_REQUIRED TASK_
Starting from the top of the material, restate each line exactly until the line that contains "4.3e-5, 2.75e-6, 1.26e-7];", which is also copied. Pictures are excluded.

_DATASET SECTION_
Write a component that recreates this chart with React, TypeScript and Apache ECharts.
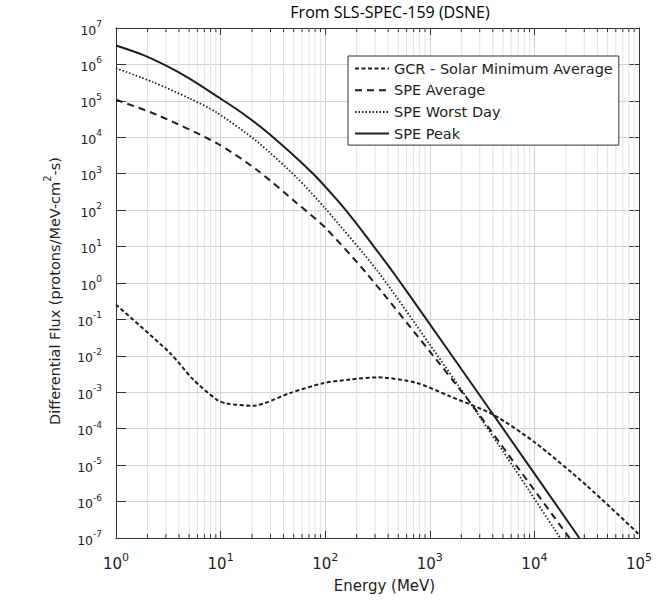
import { useEffect, useRef } from "react";
import * as echarts from "echarts";

const FONT = "'DejaVu Sans', sans-serif";
const TITLE_FONT = "'Open Sans', sans-serif";
const INK = "#1e1e1e";

// axis decades (exponents of 10)
const xDecades = [0, 1, 2, 3, 4, 5];
const yDecades = [-7, -6, -5, -4, -3, -2, -1, 0, 1, 2, 3, 4, 5, 6, 7];
const minorMultipliers = [2, 3, 4, 5, 6, 7, 8, 9];
const minorDecadeBases = [1, 10, 100, 1000, 10000];

// GCR - Solar Minimum Average
const gcrEnergy = [1, 3.28, 5.47, 9.16, 11.4, 20.5, 45.9, 95.5, 172, 320, 745, 1549, 4018, 10000, 31600, 100000];
const gcrFlux = [0.254, 0.012, 2.24e-3, 6.3e-4, 4.9e-4, 4.27e-4, 9.5e-4, 1.78e-3, 2.24e-3, 2.57e-3, 1.82e-3, 7.8e-4, 2.45e-4, 4.3e-5, 2.75e-6, 1.26e-7];

// SPE Average
const avgEnergy = [1, 2.45, 9.16, 22.1, 53.2, 100, 248, 1000, 2399, 7079, 21680];
const avgFlux = [1.07e5, 4.17e4, 6920, 1290, 158, 33.1, 1.86, 0.0132, 5.5e-4, 7.9e-6, 1e-7];

// SPE Worst Day
const worstEnergy = [1, 2.24, 5.1, 9.16, 22.1, 53.2, 100, 316, 1000, 2399, 6310, 17660];
const worstFlux = [7.9e5, 3.3e5, 1.15e5, 4.8e4, 7800, 794, 112, 2.14, 0.0204, 5.5e-4, 8.9e-6, 1e-7];

// SPE Peak
const peakEnergy = [1, 1.78, 3.05, 5.1, 9.16, 15.8, 29.8, 76.6, 128, 186, 267, 414, 656, 4018, 26900];
const peakFlux = [3.3e6, 1.86e6, 9.1e5, 4.0e5, 1.35e5, 4.8e4, 1.17e4, 1000, 200, 55, 14.1, 2.63, 0.417, 2.5e-4, 1e-7];

const seriesNames = ["GCR - Solar Minimum Average", "SPE Average", "SPE Worst Day", "SPE Peak"];

const X_MIN = xDecades[0];
const X_MAX = xDecades[xDecades.length - 1];
const Y_MIN = yDecades[0];
const Y_MAX = yDecades[yDecades.length - 1];

const toLogPairs = (e: number[], f: number[]) => e.map((v, i) => [Math.log10(v), Math.log10(f[i])]);

const minorEnergy: number[] = [];
minorDecadeBases.forEach((b) => minorMultipliers.forEach((m) => minorEnergy.push(b * m)));

const powLabel = (v: number) => `{b|10}{s|${Math.round(v)}}`;

function buildOption(): any {
  const lineBase = (name: string, data: number[][], dash: any, width: number) => ({
    name,
    type: "line",
    data,
    symbol: "none",
    showSymbol: false,
    smooth: 0.25,
    z: 3,
    color: INK,
    lineStyle: { color: INK, width, type: dash },
    emphasis: { disabled: true },
  });

  const axisCommon = {
    axisLine: { show: true, onZero: false, lineStyle: { color: "#333", width: 1 } },
  };

  return {
    animation: false,
    backgroundColor: "#ffffff",
    grid: { left: 116, top: 28, right: 24, bottom: 63, containLabel: false },
    graphic: [
      {
        type: "text",
        x: 390,
        y: 12,
        style: {
          text: "From SLS-SPEC-159 (DSNE)",
          font: `16px ${TITLE_FONT}`,
          fill: "#000",
          align: "center",
          verticalAlign: "middle",
        },
      },
    ],
    legend: {
      orient: "vertical",
      left: 348,
      top: 56,
      data: seriesNames,
      itemWidth: 34,
      itemHeight: 14,
      itemGap: 6.7,
      padding: [5, 6, 4, 6],
      borderColor: "#333",
      borderWidth: 1,
      backgroundColor: "#fff",
      selectedMode: false,
      itemStyle: { color: "rgba(0,0,0,0)", borderWidth: 0, opacity: 0 },
      textStyle: { fontFamily: FONT, fontSize: 14.5, color: "#222" },
    },
    xAxis: [
      {
        ...axisCommon,
        type: "value",
        position: "bottom",
        min: X_MIN,
        max: X_MAX,
        interval: 1,
        name: "Energy (MeV)",
        nameLocation: "middle",
        nameGap: 40,
        nameTextStyle: { fontFamily: FONT, fontSize: 15, color: "#222", padding: [0, 0, 0, 14] },
        axisTick: { show: true, inside: true, length: 7, lineStyle: { color: "#333" } },
        axisLabel: {
          margin: 14,
          formatter: powLabel,
          rich: {
            b: { fontFamily: FONT, fontSize: 15, color: "#222", verticalAlign: "bottom", padding: [4, 0, 0, 0] },
            s: { fontFamily: FONT, fontSize: 11, color: "#222", verticalAlign: "top" },
          },
        },
        splitLine: { show: true, lineStyle: { color: "#d2d2d2", width: 1 } },
      },
      {
        ...axisCommon,
        type: "value",
        position: "top",
        min: X_MIN,
        max: X_MAX,
        interval: 1,
        axisTick: { show: true, inside: true, length: 7, lineStyle: { color: "#333" } },
        axisLabel: { show: false },
        splitLine: { show: false },
      },
    ],
    yAxis: [
      {
        ...axisCommon,
        type: "value",
        position: "left",
        min: Y_MIN,
        max: Y_MAX,
        interval: 1,
        name: "{a|Differential Flux (protons/MeV-cm}{s|2}{a|-s)}",
        nameLocation: "middle",
        nameGap: 54,
        nameTextStyle: {
          padding: [0, 16, 0, 0],
          rich: {
            a: { fontFamily: FONT, fontSize: 14.5, color: "#222", verticalAlign: "bottom", padding: [5, 0, 0, 0] },
            s: { fontFamily: FONT, fontSize: 10, color: "#222", verticalAlign: "top" },
          },
        },
        axisTick: { show: true, inside: true, length: 10, lineStyle: { color: "#333" } },
        axisLabel: {
          margin: 14,
          formatter: powLabel,
          rich: {
            b: { fontFamily: FONT, fontSize: 12.5, color: "#222", verticalAlign: "bottom", padding: [4, 0, 0, 0] },
            s: { fontFamily: FONT, fontSize: 9, color: "#222", verticalAlign: "top" },
          },
        },
        splitLine: { show: true, lineStyle: { color: "#d2d2d2", width: 1 } },
      },
      {
        ...axisCommon,
        type: "value",
        position: "right",
        min: Y_MIN,
        max: Y_MAX,
        interval: 1,
        axisTick: { show: true, inside: true, length: 10, lineStyle: { color: "#333" } },
        axisLabel: { show: false },
        splitLine: { show: false },
      },
    ],
    series: [
      {
        type: "custom",
        name: "minor",
        silent: true,
        z: 1,
        clip: false,
        xAxisIndex: 0,
        yAxisIndex: 0,
        data: minorEnergy.map((v) => [Math.log10(v), 0]),
        encode: { x: 0, y: 1 },
        renderItem: (_params: any, api: any) => {
          const xv = api.value(0);
          const b = api.coord([xv, Y_MIN]);
          const t = api.coord([xv, Y_MAX]);
          return {
            type: "group",
            children: [
              {
                type: "line",
                shape: { x1: b[0], y1: b[1], x2: t[0], y2: t[1] },
                style: { stroke: "#e2e2e2", lineWidth: 1 },
              },
              {
                type: "line",
                shape: { x1: b[0], y1: b[1], x2: b[0], y2: b[1] - 4 },
                style: { stroke: "#333", lineWidth: 1 },
              },
              {
                type: "line",
                shape: { x1: t[0], y1: t[1], x2: t[0], y2: t[1] + 4 },
                style: { stroke: "#333", lineWidth: 1 },
              },
            ],
          };
        },
      },
      lineBase(seriesNames[0], toLogPairs(gcrEnergy, gcrFlux), [4, 2.5], 2),
      lineBase(seriesNames[1], toLogPairs(avgEnergy, avgFlux), [7, 5], 2),
      lineBase(seriesNames[2], toLogPairs(worstEnergy, worstFlux), [1.5, 2], 1.8),
      lineBase(seriesNames[3], toLogPairs(peakEnergy, peakFlux), "solid", 2),
    ],
  };
}

export default function App() {
  const ref = useRef<HTMLDivElement>(null);
  useEffect(() => {
    if (!ref.current) return;
    const chart = echarts.init(ref.current, null, { renderer: "svg" });
    chart.setOption(buildOption());
    return () => chart.dispose();
  }, []);
  return (
    <div
      ref={ref}
      style={{ position: "absolute", left: 0, top: 0, width: 663, height: 601, background: "#fff" }}
    />
  );
}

_TASK ANSWER_
Write a component that recreates this chart with React, TypeScript and Apache ECharts.
import { useEffect, useRef } from "react";
import * as echarts from "echarts";

const FONT = "'DejaVu Sans', sans-serif";
const TITLE_FONT = "'Open Sans', sans-serif";
const INK = "#1e1e1e";

// axis decades (exponents of 10)
const xDecades = [0, 1, 2, 3, 4, 5];
const yDecades = [-7, -6, -5, -4, -3, -2, -1, 0, 1, 2, 3, 4, 5, 6, 7];
const minorMultipliers = [2, 3, 4, 5, 6, 7, 8, 9];
const minorDecadeBases = [1, 10, 100, 1000, 10000];

// GCR - Solar Minimum Average
const gcrEnergy = [1, 3.28, 5.47, 9.16, 11.4, 20.5, 45.9, 95.5, 172, 320, 745, 1549, 4018, 10000, 31600, 100000];
const gcrFlux = [0.254, 0.012, 2.24e-3, 6.3e-4, 4.9e-4, 4.27e-4, 9.5e-4, 1.78e-3, 2.24e-3, 2.57e-3, 1.82e-3, 7.8e-4, 2.45e-4, 4.3e-5, 2.75e-6, 1.26e-7];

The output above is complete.